Today my mom was still out running errands when I needed to have a bath and then go to physio, so I took Pounce upstairs to the bathroom with me, then shut the door. I didn't think my mom wanted Pounce to be downstairs without supervision. I wasn't totally comfortable with the idea either. Then I realized I'd forgotten my shampoo, towel and toothbrush from my washroom. Yes, I have my very own. It's private and can only be accessed through my bedroom. Please don't think my house is big.
Anyway, I figured Pounce would try to run away when I opened the door to go get my things, but when I firmly said, "Stay," he didn't budge! I shut the door behind me. He cried for a couple of seconds.
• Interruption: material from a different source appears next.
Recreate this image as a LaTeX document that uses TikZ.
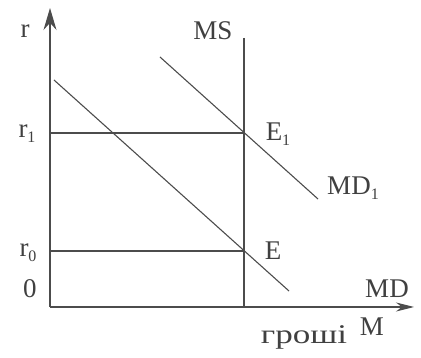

It was hard to come back and see his black nose poking under the door. I opened the door and he didn't try to get out! Good boy! I shut the door then I ran the water and brushed my teeth. He lied down. I guess he's gotten over his anxiety about closed doors. I got into the tub saying "Good boy!" He was pretty good, despite trying to chew the paint off the floor a few times.
I'd been feeling sick and it had gotten worse, so I got out of the tub and cancelled my physio appointment. Like I was going to do cardio while I was nauseous, dazed and a bit weak! Pounce rushed out before me, so I put him in his crate. I figured he'd be more comfortable there and I wouldn't have to watch him. Then I called Mom to tell her I'd cancelled, in case she wondered why I was still in the tub when she got home. I told her I crated Pounce and she said to just let him hang out downstairs alone.
It did seem appropriate to let him do that. Because he had just been so well behaved, I was comfortable with it. I guess it was just instinct for me to keep him in the bathroom and crate him. I walked upstairs realizing he has grown up. He's over a year old now. This is why I've referred to him as a dog in this entry, not a puppy.
My mom arrived home while I was washing. After my bath, I barely dried all of myself off and just went straight to bed. Mom came in and asked me why I didn't tell her earlier that I wasn't feeling well, so she could come home and look after the dog. Aw! I assured her that wasn't necessary. Pounce is a dog now. He's hardly a hassle! Besides, I wasn't that sick. And I'm tough. I can function pretty well when I don't feel well.
She brought me the glass of water I requested. I lied there thinking about how lucky I was to have the luxury -- and it really is a luxury -- to be able to go to bed whenever I need to and not worry about anything and to have a great mom who takes care of me. I thought about how much I love Pounce. I usually can't look at him without smiling and feeling very happy. He's also a great comfort to me.
I napped for about three hours. Then my mom came to ask me if I wanted something. She came back with a glass of ginger ale and strawberries and a doughnut she had bought me while she was out. Pounce followed her in. Then she put him on my bed and came and lied beside my chest. Aw! I pet him and remembered how much I had wanted an animal to cuddle last June, the beginning of my illness, when I was feeling insane nausea and I kept projectile vomiting. Pounce didn't stay for long because he wanted to be with my mom, but it was so nice while it lasted. Then I ate my donut and some strawberries. I particularly enjoyed them because they made me even more grateful I wasn't nauseous anymore.
I've been feeling good for a few hours now. Phew! I kept thinking these past few days that I've been doing exceptionally well. That may be true, at least on my terms, but I was feeling sick for at least part of the day, for most days this week. I think I'm just used to this being a part of my life and I'm so glad that I can be happy, not despite it, but because I've accepted it. Whatever happens happens. I can live well no matter how I'm feeling.